No-one was going to walk into Anfield and replicate what Klopp brought. Not just the trophies or the football, but that feeling, the electricity, the sense that anything could happen. And if we’re honest, a lot of us are still living off that buzz, replaying the best bits in our heads and measuring everything new against it.

So when Arne Slot arrived, adjustment was always part of the deal. New voice, new ideas, new rhythms. That’s football. What probably didn’t help, weirdly, is how quickly things went well. Winning the league in his first season would naturally smooth over a few problems and make it easier to ignore the bits that weren’t quite clicking. Success does that. It buys time and it buys goodwill, even when the performances are shouting that something still needs sorting.

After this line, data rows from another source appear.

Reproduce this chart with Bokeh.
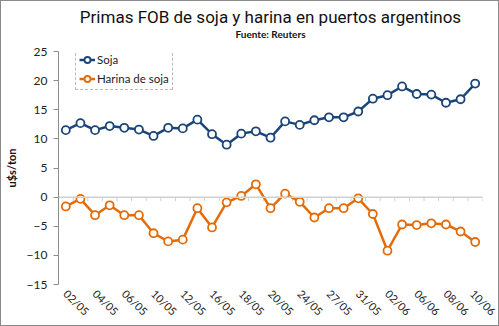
import math
from bokeh.plotting import figure
from bokeh.layouts import column
from bokeh.models import (Range1d, FixedTicker, LinearAxis, Span, Legend, LegendItem, Label)
from bokeh.embed import file_html
from bokeh.resources import INLINE

dates = ["02/05", "03/05", "04/05", "05/05", "06/05", "09/05", "10/05", "11/05", "12/05", "13/05",
         "16/05", "17/05", "18/05", "19/05", "20/05", "23/05", "24/05", "26/05", "27/05", "30/05",
         "31/05", "01/06", "02/06", "03/06", "06/06", "07/06", "08/06", "09/06", "10/06"]
soja = [11.5, 12.7, 11.5, 12.2, 11.9, 11.6, 10.5, 11.9, 11.8, 13.3,
        10.8, 9.0, 10.9, 11.3, 10.2, 13.0, 12.4, 13.2, 13.7, 13.7,
        14.7, 16.9, 17.5, 19.0, 17.7, 17.6, 16.2, 16.8, 19.5]
harina = [-1.6, -0.3, -3.1, -1.4, -3.1, -3.1, -6.2, -7.6, -7.3, -1.9,
          -5.2, -0.9, 0.2, 2.2, -1.9, 0.6, -0.8, -3.5, -1.9, -1.9,
          -0.2, -2.9, -9.2, -4.7, -4.8, -4.5, -4.7, -5.9, -7.7]
y_ticks = [-15, -10, -5, 0, 5, 10, 15, 20, 25]
title_text = "Primas FOB de soja y harina en puertos argentinos"
subtitle_text = "Fuente: Reuters"

idx = list(range(len(dates)))
BLUE = "#1b4478"
ORANGE = "#e36c09"
FONT = "Lato"
TFONT = "Roboto"

W = 497
TOP_H = 39
MAIN_H = 285
BORDER_TOP = 11
BORDER_BOTTOM = 39
FRAME_H = MAIN_H - BORDER_TOP - BORDER_BOTTOM

# ---- title strip ----
t = figure(width=W, height=TOP_H, output_backend="svg", toolbar_location=None,
           x_range=Range1d(0, W), y_range=Range1d(TOP_H, 0),
           min_border=0, x_axis_location=None, y_axis_location=None)
t.xgrid.visible = False
t.ygrid.visible = False
t.outline_line_color = None
t.add_layout(Label(x=W / 2, y=15, text=title_text, text_align="center", text_baseline="middle",
                   text_font=TFONT, text_font_size="17px", text_color="#111111"))
t.add_layout(Label(x=W / 2, y=32, text=subtitle_text, text_align="center", text_baseline="middle",
                   text_font=FONT, text_font_size="10px", text_font_style="bold", text_color="#111111"))

# ---- main chart ----
p = figure(width=W, height=MAIN_H, output_backend="svg", toolbar_location=None,
           x_range=Range1d(-0.5, len(dates) - 0.5), y_range=Range1d(min(y_ticks), max(y_ticks)),
           min_border_left=51, min_border_right=16, min_border_top=BORDER_TOP,
           min_border_bottom=BORDER_BOTTOM,
           x_axis_location=None, y_axis_location=None)
p.outline_line_color = None
p.xgrid.visible = False
p.ygrid.visible = False

yax = LinearAxis(ticker=FixedTicker(ticks=y_ticks), axis_label="u$s/ton")
yax.axis_line_color = "#8c8c8c"
yax.major_tick_line_color = "#8c8c8c"
yax.major_tick_out = 5
yax.major_tick_in = 0
yax.minor_tick_line_color = None
yax.major_label_text_font = FONT
yax.major_label_text_font_size = "12px"
yax.major_label_text_color = "#222222"
yax.major_label_standoff = 6
yax.axis_label_text_font = FONT
yax.axis_label_text_font_size = "11px"
yax.axis_label_text_font_style = "bold"
yax.axis_label_text_color = "#111111"
yax.axis_label_standoff = 6
p.add_layout(yax, "left")

xax = LinearAxis(ticker=FixedTicker(ticks=idx[::2]),
                 major_label_overrides={i: dates[i] for i in idx})
xax.axis_line_color = None
xax.major_tick_line_color = None
xax.major_tick_out = 0
xax.major_tick_in = 0
xax.minor_tick_line_color = None
xax.minor_tick_out = 0
xax.minor_tick_in = 0
xax.major_label_orientation = -math.pi / 4
xax.major_label_text_font = FONT
xax.major_label_text_font_size = "11px"
xax.major_label_text_color = "#222222"
xax.major_label_standoff = 7
p.add_layout(xax, "below")

p.add_layout(Span(location=0, dimension="width", line_color="#d0d0d0", line_width=1.5))
bounds = [i - 0.5 for i in idx] + [idx[-1] + 0.5]
p.segment(x0=bounds, y0=[0] * len(bounds), x1=bounds, y1=[-0.7] * len(bounds),
          line_color="#d0d0d0", line_width=1)

r1l = p.line(idx, soja, line_color=BLUE, line_width=2.5)
r1s = p.scatter(idx, soja, size=8, marker="circle", fill_color="white", line_color=BLUE, line_width=1.8)
r2l = p.line(idx, harina, line_color=ORANGE, line_width=2.5)
r2s = p.scatter(idx, harina, size=8, marker="circle", fill_color="white", line_color=ORANGE, line_width=1.8)

LEG_H = 40
legend = Legend(items=[LegendItem(label="Soja", renderers=[r1l, r1s]),
                       LegendItem(label="Harina de soja", renderers=[r2l, r2s])],
                location=(17, FRAME_H - LEG_H - 1))
legend.border_line_color = "#777777"
legend.border_line_dash = "2 2"
legend.border_line_width = 1
legend.background_fill_color = "white"
legend.background_fill_alpha = 1
legend.padding = 3
legend.spacing = 4
legend.margin = 0
legend.glyph_width = 16
legend.glyph_height = 15
legend.label_height = 15
legend.label_standoff = 2
legend.label_text_font = FONT
legend.label_text_font_size = "11.5px"
legend.label_text_color = "#222222"
p.add_layout(legend, "center")

layout = column(t, p, spacing=0, styles={"border": "1px solid #8a8a8a"})

open("out.html", "w").write(file_html(layout, INLINE))
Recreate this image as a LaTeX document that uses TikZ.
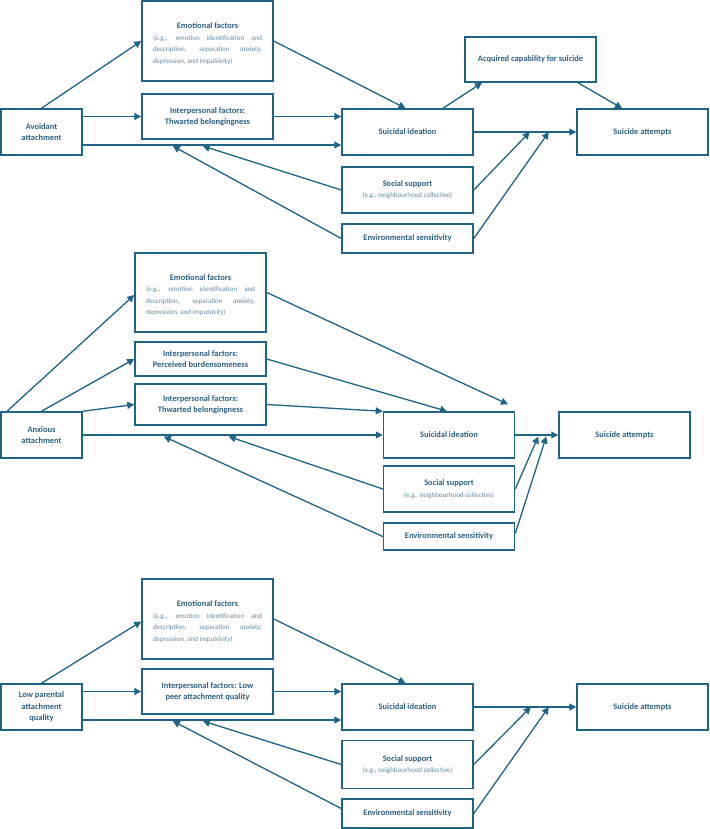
\documentclass[tikz,border=0pt]{standalone}
\usepackage{fontspec}
\setmainfont{Carlito}
\usetikzlibrary{arrows.meta,calc}
\definecolor{lc}{HTML}{1F6386}
\definecolor{tc}{HTML}{2B5F80}
\definecolor{sc}{HTML}{5F8AA4}
\newcommand\ttlfont{\fontsize{8.4}{11.3}\selectfont\bfseries\color{tc}}
\newcommand\smfont{\fontsize{7}{11.5}\selectfont\mdseries\color{sc}}
\newcommand\emotext{\begin{minipage}{109pt}\tolerance=10000\hyphenpenalty=10000
\vspace*{5pt}\centering\ttlfont Emotional factors\par
\smfont\leftskip=0pt\rightskip=0pt\parfillskip=0pt plus 1fil\relax
(e.g., emotion identification and\linebreak description, separation anxiety,\linebreak depression, and impulsivity)\par
\end{minipage}}
\newcommand\sstext{{\ttlfont Social support}\\{\smfont (e.g., neighbourhood collective)}}
\tikzset{
  box/.style={draw=lc, line width=1.5pt, rectangle, inner sep=2pt, align=center,
    font=\ttlfont, text=tc, minimum width=131pt},
  arr/.style={draw=lc, line width=1.3pt, -{Triangle[length=7pt,width=7pt]}}
}
\begin{document}
\begin{tikzpicture}[x=1pt,y=-1pt]
\useasboundingbox (0,0) rectangle (709,829);
% ---------- Panel 1 ----------
\node[box, minimum width=81pt, minimum height=46pt] (av) at (41.5,132) {Avoidant\\attachment};
\node[box, minimum height=80pt] (emo1) at (207.5,41) {\emotext};
\node[box, minimum height=45pt] (ip1) at (207.5,116.5) {Interpersonal factors:\\Thwarted belongingness};
\node[box, minimum height=46pt] (si1) at (407.5,132) {Suicidal ideation};
\node[box, minimum height=45pt] (acq) at (530.5,59.5) {Acquired capability for suicide};
\node[box, minimum height=46pt] (sa1) at (642.5,132) {Suicide attempts};
\node[box, minimum height=46pt] (ss1) at (407.5,190) {\sstext};
\node[box, minimum height=29pt] (env1) at (407.5,238.5) {Environmental sensitivity};
\draw[arr] (av.north) -- (emo1.west);
\draw[arr] (av.east |- ip1.west) -- (ip1.west);
\draw[arr] ([yshift=-13pt]av.east) -- ([yshift=-13pt]si1.west);
\draw[arr] (ip1.east) -- (si1.west |- ip1.east);
\draw[arr] (emo1.east) -- ([xshift=-2pt]si1.north);
\draw[arr] ([xshift=35.5pt]si1.north) -- ([xshift=-48.5pt]acq.south);
\draw[arr] ([xshift=47.5pt]acq.south) -- ([xshift=-20.5pt]sa1.north);
\draw[arr] (si1.east) -- (sa1.west);
\coordinate (m1a) at ([xshift=56pt]si1.east);
\coordinate (m1b) at ([xshift=75pt]si1.east);
\draw[arr] (ss1.east) -- (m1a);
\draw[arr] (env1.east) -- (m1b);
\coordinate (t1a) at ([xshift=120pt,yshift=-14pt]av.east);
\coordinate (t1b) at ([xshift=90pt,yshift=-14pt]av.east);
\draw[arr] (ss1.west) -- (t1a);
\draw[arr] (env1.west) -- (t1b);
% ---------- Panel 2 ----------
\node[box, minimum width=81pt, minimum height=46pt] (ax) at (41.5,435) {Anxious\\attachment};
\node[box, minimum height=79pt] (emo2) at (200.5,292.5) {\emotext};
\node[box, minimum height=34pt] (pb) at (200.5,359) {Interpersonal factors:\\Perceived burdensomeness};
\node[box, minimum height=41pt] (tb2) at (200.5,404.5) {Interpersonal factors:\\Thwarted belongingness};
\node[box, minimum height=46pt] (si2) at (449,435) {Suicidal ideation};
\node[box, minimum height=46pt] (sa2) at (624.5,435) {Suicide attempts};
\node[box, minimum height=46pt] (ss2) at (449,489) {\sstext};
\node[box, minimum height=27pt] (env2) at (449,536.5) {Environmental sensitivity};
\draw[arr] ([xshift=-34.5pt]ax.north) -- ([yshift=-2.5pt]emo2.west);
\draw[arr] (ax.north) -- (pb.west);
\draw[arr] (ax.north east) -- (tb2.west);
\draw[arr] (ax.east) -- (si2.west);
\draw[arr] (tb2.east) -- (si2.north west);
\draw[arr] (pb.east) -- ([xshift=-2pt]si2.north);
\draw[arr] (emo2.east) -- ([xshift=59pt,yshift=7pt]si2.north);
\draw[arr] (si2.east) -- (sa2.west);
\coordinate (m2a) at ([xshift=23pt,yshift=-1.5pt]si2.east);
\coordinate (m2b) at ([xshift=31pt,yshift=-1.5pt]si2.east);
\draw[arr] (ss2.east) -- (m2a);
\draw[arr] ([yshift=3pt]env2.east) -- (m2b);
\coordinate (t2a) at ([xshift=146pt,yshift=-1.5pt]ax.east);
\coordinate (t2b) at ([xshift=81pt,yshift=-1.5pt]ax.east);
\draw[arr] (ss2.west) -- (t2a);
\draw[arr] (env2.west) -- (t2b);
% ---------- Panel 3 ----------
\node[box, minimum width=81pt, minimum height=46pt] (lp) at (41.5,707) {Low parental\\attachment\\quality};
\node[box, minimum height=80pt] (emo3) at (207.5,619) {\emotext};
\node[box, minimum height=45pt] (ip3) at (207.5,691.5) {Interpersonal factors: Low\\peer attachment quality};
\node[box, minimum height=46pt] (si3) at (407.5,707) {Suicidal ideation};
\node[box, minimum height=46pt] (sa3) at (642.5,707) {Suicide attempts};
\node[box, minimum height=48pt] (ss3) at (407.5,764.5) {\sstext};
\node[box, minimum height=29pt] (env3) at (407.5,813.5) {Environmental sensitivity};
\draw[arr] (lp.north) -- ([yshift=-2.5pt]emo3.west);
\draw[arr] (lp.east |- ip3.west) -- (ip3.west);
\draw[arr] ([yshift=-13pt]lp.east) -- ([yshift=-13pt]si3.west);
\draw[arr] (ip3.east) -- (si3.west |- ip3.east);
\draw[arr] (emo3.east) -- ([xshift=-2pt]si3.north);
\draw[arr] (si3.east) -- (sa3.west);
\coordinate (m3a) at ([xshift=57pt]si3.east);
\coordinate (m3b) at ([xshift=75pt]si3.east);
\draw[arr] (ss3.east) -- (m3a);
\draw[arr] (env3.east) -- (m3b);
\coordinate (t3a) at ([xshift=120pt,yshift=-14pt]lp.east);
\coordinate (t3b) at ([xshift=90pt,yshift=-14pt]lp.east);
\draw[arr] (ss3.west) -- (t3a);
\draw[arr] ([yshift=5pt]env3.west) -- (t3b);
\end{tikzpicture}
\end{document}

We miss “heavy metal”, but that doesn’t make everything else drab

There’s a chunk of the fanbase that still yearns for the old heavy metal Liverpool. Full tilt, chaos, winning the ball back in six seconds, the Kop roaring because the press is basically a second striker. When the current side plays with a bit more control, or a bit more caution, it can get labelled as flat. And to be fair, when results aren’t going your way, any style looks worse. Possession looks sterile. Patience looks like fear. Tempo changes look like a lack of intent.

But it’s worth remembering Klopp’s early seasons weren’t flawless either. There were defensive frailties, moments where the structure wasn’t there yet, games that felt like we were one counter away from conceding. The difference was that it felt new and exciting at the time. Now we’re looking back with rose-tinted glasses, forgetting the growing pains.


This club isn’t Chelsea, and shouldn’t act like it

The bigger thing for me is the knee-jerk talk. Since when did Liverpool become the sort of club that bins managers at the first sign of discomfort? That’s not us. Whatever you think of Slot’s football, the idea of judging his entire suitability off a patch of form is how you end up in a loop of resets and regrets.

It feels more sensible to let the season play out, take a breath, and then judge properly. Not on vibes. Not on nostalgia. On whether there’s a clear plan and whether the team is actually moving towards it.


The real worry: intensity and buy-in

The thing that nags is the intensity. In too many matches it’s looked like we’ve been a yard short, second to loose balls, not quite at it off the ball. And that’s where the big question sits: is that on tactics, or is it the players not showing up? Are they still adapting, or are they not fully buying in?

Because that’s what will decide Slot’s long-term future more than any buzzword about style. If he uses this window and the summer to sharpen the tactical plan and gets the squad fully onside, a lot of this noise disappears. If not, the doubts only get louder.